Problem statement:
Identify the lines that include the word "this", then copy all of them.

Supplied records:

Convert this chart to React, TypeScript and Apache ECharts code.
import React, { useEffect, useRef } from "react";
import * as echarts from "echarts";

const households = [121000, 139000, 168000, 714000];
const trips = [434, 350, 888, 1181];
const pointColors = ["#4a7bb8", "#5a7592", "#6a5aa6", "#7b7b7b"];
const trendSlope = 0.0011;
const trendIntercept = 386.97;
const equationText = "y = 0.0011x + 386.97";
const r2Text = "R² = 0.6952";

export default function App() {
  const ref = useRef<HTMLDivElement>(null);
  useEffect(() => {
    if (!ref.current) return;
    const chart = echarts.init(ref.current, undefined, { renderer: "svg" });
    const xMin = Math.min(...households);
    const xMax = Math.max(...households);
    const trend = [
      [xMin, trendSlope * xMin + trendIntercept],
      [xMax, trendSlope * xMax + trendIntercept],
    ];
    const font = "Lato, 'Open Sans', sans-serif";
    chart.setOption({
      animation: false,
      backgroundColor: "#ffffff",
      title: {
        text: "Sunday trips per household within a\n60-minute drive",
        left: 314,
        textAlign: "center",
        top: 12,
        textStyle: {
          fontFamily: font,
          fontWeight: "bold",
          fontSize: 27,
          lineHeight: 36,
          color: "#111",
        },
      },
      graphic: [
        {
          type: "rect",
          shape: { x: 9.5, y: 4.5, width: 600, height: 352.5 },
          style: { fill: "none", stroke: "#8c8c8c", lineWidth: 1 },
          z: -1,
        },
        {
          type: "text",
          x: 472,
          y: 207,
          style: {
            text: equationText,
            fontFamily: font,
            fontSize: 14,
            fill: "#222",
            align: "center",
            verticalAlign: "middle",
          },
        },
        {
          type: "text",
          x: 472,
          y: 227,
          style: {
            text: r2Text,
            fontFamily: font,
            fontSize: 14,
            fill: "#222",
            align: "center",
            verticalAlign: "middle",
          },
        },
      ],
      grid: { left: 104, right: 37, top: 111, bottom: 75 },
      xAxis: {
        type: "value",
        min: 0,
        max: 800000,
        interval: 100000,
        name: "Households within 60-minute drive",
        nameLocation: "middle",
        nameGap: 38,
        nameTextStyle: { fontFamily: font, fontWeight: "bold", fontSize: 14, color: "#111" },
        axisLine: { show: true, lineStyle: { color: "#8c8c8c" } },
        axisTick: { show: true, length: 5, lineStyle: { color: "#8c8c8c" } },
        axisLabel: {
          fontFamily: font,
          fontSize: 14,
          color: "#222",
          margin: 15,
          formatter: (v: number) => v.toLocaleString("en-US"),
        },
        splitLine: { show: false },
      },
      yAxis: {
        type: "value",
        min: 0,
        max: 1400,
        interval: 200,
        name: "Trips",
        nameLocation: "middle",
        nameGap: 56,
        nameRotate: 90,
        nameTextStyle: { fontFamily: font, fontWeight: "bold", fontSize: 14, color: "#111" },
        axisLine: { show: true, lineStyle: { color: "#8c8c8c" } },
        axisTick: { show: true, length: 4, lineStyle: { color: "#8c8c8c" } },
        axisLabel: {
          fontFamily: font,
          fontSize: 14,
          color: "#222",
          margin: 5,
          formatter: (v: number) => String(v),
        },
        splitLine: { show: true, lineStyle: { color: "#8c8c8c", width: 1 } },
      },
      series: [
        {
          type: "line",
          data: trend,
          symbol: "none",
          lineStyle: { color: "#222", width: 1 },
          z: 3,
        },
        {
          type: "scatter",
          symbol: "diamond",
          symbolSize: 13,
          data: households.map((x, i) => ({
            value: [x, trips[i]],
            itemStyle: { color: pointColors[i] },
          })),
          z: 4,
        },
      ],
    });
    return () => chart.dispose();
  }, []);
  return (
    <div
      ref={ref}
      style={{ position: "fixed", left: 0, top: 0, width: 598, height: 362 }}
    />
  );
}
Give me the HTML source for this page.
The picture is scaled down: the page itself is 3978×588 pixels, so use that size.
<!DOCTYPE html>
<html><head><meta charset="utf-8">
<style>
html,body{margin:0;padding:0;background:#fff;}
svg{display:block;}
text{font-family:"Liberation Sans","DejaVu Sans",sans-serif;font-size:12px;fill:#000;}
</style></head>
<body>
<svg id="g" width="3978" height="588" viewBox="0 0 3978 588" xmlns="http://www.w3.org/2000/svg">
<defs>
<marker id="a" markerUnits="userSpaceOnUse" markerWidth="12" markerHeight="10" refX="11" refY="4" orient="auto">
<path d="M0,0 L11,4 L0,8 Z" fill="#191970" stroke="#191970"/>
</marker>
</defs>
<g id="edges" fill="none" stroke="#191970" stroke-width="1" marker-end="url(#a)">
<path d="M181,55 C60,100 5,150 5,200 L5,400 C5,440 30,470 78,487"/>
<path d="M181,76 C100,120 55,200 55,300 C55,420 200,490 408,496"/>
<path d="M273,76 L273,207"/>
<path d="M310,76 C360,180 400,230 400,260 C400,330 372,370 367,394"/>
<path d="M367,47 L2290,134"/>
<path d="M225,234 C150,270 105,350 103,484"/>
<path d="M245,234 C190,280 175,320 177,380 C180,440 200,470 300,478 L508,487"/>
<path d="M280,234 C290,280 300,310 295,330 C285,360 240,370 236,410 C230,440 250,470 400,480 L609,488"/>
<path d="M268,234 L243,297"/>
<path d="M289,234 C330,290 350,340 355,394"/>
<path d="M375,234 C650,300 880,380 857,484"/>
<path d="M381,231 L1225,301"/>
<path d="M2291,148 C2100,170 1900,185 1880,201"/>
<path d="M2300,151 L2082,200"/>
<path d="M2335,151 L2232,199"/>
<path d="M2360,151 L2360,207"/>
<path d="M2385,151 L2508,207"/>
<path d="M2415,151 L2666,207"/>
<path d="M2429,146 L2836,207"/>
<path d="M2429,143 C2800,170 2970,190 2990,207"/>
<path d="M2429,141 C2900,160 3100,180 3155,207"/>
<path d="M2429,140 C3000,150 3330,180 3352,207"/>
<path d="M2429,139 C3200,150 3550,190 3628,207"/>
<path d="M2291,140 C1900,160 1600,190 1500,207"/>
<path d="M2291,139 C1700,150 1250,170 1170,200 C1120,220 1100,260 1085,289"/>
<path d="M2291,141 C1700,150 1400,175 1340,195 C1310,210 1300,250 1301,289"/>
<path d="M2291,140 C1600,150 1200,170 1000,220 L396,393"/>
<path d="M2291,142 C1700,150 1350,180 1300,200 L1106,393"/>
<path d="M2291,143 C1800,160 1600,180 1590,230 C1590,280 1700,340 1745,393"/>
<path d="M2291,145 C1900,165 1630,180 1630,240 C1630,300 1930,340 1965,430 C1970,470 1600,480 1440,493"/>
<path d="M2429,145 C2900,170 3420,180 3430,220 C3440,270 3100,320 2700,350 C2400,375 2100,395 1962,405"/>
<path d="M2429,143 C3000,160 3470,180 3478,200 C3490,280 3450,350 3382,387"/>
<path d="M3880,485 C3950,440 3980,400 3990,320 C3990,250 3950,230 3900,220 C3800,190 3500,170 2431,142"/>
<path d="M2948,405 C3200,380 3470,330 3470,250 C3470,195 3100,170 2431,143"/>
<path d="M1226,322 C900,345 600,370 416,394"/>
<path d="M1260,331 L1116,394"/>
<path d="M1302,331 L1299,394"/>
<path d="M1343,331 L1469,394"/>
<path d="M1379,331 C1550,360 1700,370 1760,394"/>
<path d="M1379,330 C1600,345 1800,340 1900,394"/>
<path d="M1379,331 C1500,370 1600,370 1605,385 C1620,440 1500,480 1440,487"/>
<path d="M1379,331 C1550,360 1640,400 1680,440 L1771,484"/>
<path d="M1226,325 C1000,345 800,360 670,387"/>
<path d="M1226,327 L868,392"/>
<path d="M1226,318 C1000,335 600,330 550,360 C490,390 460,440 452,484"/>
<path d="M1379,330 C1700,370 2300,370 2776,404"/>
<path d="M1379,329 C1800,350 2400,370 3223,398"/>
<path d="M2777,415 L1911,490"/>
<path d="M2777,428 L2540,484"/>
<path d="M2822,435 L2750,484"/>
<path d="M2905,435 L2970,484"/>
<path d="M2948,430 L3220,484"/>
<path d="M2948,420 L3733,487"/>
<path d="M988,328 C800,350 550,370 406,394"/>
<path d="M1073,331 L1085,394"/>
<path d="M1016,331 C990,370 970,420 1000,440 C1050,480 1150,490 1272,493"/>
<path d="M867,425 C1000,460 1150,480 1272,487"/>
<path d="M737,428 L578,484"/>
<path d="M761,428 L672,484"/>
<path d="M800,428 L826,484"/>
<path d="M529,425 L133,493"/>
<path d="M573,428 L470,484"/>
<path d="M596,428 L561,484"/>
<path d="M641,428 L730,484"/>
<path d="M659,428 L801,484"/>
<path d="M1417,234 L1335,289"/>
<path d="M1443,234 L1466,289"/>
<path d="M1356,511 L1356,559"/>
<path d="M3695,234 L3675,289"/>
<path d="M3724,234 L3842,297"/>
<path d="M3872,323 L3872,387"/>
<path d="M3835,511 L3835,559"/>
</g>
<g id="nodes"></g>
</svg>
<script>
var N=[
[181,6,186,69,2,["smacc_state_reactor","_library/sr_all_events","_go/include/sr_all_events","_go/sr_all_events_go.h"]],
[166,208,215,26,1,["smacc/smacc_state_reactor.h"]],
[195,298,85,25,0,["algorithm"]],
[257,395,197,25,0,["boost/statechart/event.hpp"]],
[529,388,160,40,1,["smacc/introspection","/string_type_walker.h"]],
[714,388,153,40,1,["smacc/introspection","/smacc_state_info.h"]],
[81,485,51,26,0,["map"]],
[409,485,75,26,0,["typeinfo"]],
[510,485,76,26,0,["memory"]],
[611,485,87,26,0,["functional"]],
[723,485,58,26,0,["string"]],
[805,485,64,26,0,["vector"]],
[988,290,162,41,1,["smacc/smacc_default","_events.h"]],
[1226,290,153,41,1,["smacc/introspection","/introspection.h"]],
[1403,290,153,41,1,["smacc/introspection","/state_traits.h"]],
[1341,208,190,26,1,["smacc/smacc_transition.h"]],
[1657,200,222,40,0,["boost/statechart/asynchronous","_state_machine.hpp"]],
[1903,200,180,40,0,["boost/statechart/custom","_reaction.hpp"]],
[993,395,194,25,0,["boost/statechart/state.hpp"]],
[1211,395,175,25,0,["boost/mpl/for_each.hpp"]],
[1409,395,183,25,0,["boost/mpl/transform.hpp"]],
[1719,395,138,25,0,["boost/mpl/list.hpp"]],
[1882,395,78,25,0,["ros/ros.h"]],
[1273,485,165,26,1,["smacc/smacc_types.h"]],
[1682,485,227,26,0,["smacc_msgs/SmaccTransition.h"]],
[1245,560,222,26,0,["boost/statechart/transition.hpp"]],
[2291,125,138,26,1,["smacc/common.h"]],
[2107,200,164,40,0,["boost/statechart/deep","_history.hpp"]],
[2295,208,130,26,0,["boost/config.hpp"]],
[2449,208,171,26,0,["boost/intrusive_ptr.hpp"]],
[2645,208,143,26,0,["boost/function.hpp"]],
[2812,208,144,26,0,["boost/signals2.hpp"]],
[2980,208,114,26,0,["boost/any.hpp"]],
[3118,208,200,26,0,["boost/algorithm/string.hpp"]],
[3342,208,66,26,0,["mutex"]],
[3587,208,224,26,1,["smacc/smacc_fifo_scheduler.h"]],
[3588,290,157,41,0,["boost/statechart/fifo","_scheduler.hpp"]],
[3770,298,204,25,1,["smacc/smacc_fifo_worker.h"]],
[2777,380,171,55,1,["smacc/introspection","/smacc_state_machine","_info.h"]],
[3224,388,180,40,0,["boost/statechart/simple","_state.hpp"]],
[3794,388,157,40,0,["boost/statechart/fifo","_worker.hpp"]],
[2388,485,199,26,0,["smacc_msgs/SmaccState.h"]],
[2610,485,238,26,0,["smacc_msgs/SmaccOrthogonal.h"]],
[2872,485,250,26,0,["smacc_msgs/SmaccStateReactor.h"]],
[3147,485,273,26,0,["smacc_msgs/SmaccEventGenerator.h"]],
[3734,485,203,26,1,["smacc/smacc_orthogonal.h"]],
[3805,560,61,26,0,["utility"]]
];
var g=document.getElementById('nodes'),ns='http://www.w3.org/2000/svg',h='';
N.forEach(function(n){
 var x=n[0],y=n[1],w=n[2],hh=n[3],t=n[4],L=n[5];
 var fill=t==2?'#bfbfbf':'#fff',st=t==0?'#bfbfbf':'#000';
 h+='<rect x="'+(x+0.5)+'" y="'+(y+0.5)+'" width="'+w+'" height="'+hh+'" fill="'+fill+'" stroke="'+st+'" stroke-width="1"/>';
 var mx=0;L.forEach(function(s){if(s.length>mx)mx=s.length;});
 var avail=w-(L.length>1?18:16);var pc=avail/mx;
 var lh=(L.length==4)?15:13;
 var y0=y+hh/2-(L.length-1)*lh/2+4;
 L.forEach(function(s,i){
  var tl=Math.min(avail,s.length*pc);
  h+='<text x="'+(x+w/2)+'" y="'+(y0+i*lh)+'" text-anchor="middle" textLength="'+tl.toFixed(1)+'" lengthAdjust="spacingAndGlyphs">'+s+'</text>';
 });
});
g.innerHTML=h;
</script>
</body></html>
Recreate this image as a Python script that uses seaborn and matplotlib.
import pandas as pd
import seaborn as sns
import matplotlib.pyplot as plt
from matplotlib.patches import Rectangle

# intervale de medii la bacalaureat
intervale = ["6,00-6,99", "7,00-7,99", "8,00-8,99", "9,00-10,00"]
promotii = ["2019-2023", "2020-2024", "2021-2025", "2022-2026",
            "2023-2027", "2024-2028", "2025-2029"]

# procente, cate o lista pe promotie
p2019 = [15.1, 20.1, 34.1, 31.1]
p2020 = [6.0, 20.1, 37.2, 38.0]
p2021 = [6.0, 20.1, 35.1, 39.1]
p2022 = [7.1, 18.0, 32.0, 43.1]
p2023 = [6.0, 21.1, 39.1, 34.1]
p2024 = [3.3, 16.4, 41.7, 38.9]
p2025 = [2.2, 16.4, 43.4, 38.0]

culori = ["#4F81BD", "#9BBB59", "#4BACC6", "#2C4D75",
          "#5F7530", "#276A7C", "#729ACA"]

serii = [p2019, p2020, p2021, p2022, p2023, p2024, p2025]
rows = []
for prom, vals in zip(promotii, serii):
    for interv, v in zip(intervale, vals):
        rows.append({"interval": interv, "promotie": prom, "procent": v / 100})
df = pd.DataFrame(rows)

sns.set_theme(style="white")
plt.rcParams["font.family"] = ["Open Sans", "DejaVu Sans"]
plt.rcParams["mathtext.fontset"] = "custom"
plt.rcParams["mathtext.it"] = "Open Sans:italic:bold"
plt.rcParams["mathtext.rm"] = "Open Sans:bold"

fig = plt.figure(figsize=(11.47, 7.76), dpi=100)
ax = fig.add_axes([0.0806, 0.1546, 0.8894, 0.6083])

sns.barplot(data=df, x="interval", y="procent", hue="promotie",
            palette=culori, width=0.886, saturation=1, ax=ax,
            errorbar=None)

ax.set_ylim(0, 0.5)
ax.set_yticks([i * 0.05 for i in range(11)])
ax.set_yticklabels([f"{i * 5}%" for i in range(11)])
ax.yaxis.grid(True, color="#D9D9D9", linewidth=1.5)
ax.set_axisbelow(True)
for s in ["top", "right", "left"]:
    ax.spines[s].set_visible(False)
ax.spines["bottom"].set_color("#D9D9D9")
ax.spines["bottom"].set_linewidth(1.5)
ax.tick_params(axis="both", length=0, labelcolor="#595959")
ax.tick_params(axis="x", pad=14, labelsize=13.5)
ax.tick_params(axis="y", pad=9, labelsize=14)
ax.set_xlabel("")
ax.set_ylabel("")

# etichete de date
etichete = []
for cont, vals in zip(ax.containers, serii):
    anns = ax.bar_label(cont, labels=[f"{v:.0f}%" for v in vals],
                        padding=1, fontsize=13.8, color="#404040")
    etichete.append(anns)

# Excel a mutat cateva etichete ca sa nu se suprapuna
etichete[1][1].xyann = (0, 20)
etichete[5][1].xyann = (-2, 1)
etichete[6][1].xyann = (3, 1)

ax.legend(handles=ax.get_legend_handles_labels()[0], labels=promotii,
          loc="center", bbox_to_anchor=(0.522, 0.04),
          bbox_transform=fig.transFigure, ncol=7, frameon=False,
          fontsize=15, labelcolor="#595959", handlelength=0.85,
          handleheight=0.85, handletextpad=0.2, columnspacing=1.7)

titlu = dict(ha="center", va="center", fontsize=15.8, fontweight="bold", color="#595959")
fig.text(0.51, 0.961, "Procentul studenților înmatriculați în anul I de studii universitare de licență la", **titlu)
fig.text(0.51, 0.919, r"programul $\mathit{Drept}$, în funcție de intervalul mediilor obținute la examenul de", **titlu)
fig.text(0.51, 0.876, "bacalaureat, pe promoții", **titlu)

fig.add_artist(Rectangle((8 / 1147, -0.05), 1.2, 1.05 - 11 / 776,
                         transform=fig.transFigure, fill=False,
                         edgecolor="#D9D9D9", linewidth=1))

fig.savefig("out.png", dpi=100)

Worked solution:
Convert this chart to React, TypeScript and Apache ECharts code.
Give me the HTML source for this page.
Recreate this image as a Python script that uses seaborn and matplotlib.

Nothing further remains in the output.